Director Jonathan Lynn later said: "It was the unlikely combination of Eddie Murphy and politics that drew me to it. The script was by a Washington insider, Marty Kaplan, who had been Vice President Mondale's speech writer. I loved working with Eddie, whom I had admired since 48 Hours and Trading Places. He was a superbly inventive comedy actor, and a delight to work with."

== Reception ==
=== Box office ===
The Distinguished Gentleman was released in December 1992 and went on to gross approximately $47 million in the United States and Canada. Internationally, the film grossed $39 million for a worldwide total of $86 million.

In an interview in 1996, Eddie Murphy said that the movie did not work like his previous movies because "it appeals to a different audience".

=== Critical response ===
Critical reaction to the movie was mixed-to-negative. On review aggregation website Rotten Tomatoes, the film holds an approval rating of 12%, based on 17 reviews. Metacritic, which uses a weighted average, assigned the film a score of 45 out of 100, based on 21 critics, indicating "mixed or average" reviews.

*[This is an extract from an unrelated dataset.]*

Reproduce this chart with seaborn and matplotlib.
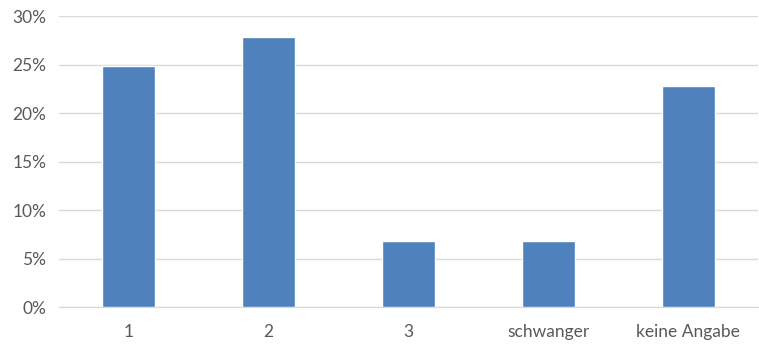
import matplotlib
matplotlib.use("Agg")
import matplotlib.pyplot as plt
import seaborn as sns
import pandas as pd
from matplotlib.ticker import PercentFormatter, FixedLocator

sns.set_style("white")
plt.rcParams['font.family'] = ['Lato', 'DejaVu Sans']

categories = ['1', '2', '3', 'schwanger', 'keine Angabe']
shares = [24.8, 27.8, 6.8, 6.8, 22.8]

df = pd.DataFrame({'kategorie': categories, 'anteil': shares})

fig = plt.figure(figsize=(7.59, 3.45), dpi=100)
ax = fig.add_axes([0.0777, 0.110, 0.921, 0.8436])

sns.barplot(data=df, x='kategorie', y='anteil', color='#4F81BD', saturation=1,
            width=0.38, ax=ax, zorder=3)

ax.set_ylim(0, 30)
ax.set_xlim(-0.5, len(categories) - 0.5)
ax.yaxis.set_major_formatter(PercentFormatter(decimals=0))
ax.set_yticks(range(0, 31, 5))
ax.grid(axis='y', color='#D9D9D9', linewidth=1, zorder=0)

# category boundary ticks like Excel
ax.xaxis.set_minor_locator(FixedLocator([i - 0.5 for i in range(len(categories) + 1)]))
ax.tick_params(axis='x', which='major', length=0, pad=12, labelsize=12.5, labelcolor='#595959')
ax.tick_params(axis='x', which='minor', length=5, color='#D9D9D9', width=1)
ax.tick_params(axis='y', length=0, pad=9, labelsize=12.5, labelcolor='#595959')

ax.set_xlabel('')
ax.set_ylabel('')
for side in ['top', 'right', 'left']:
    ax.spines[side].set_visible(False)
ax.spines['bottom'].set_color('#D9D9D9')

fig.savefig('out.png', dpi=100)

Roger Ebert of the Chicago Sun-Times liked the premise and what it had going for it, but criticized it for its "slow pacing", despite its being a screwball comedy. Owen Gleiberman of Entertainment Weekly called it "a sterile, joyless comedy, photographed in ugly, made-for-video close-up and featuring a farce plot so laborious it suggests John Landis on a bad day".

The movie won the feature film Environmental Media Award in 1993, and in 2001 the Political Film Society gave the film its special award of the year.

=== Legacy ===
In November 2023, the film's co-writer Marty Kaplan argued in a Politico article that life imitated art, drawing parallels between the film's plot and the election of George Santos to Congress.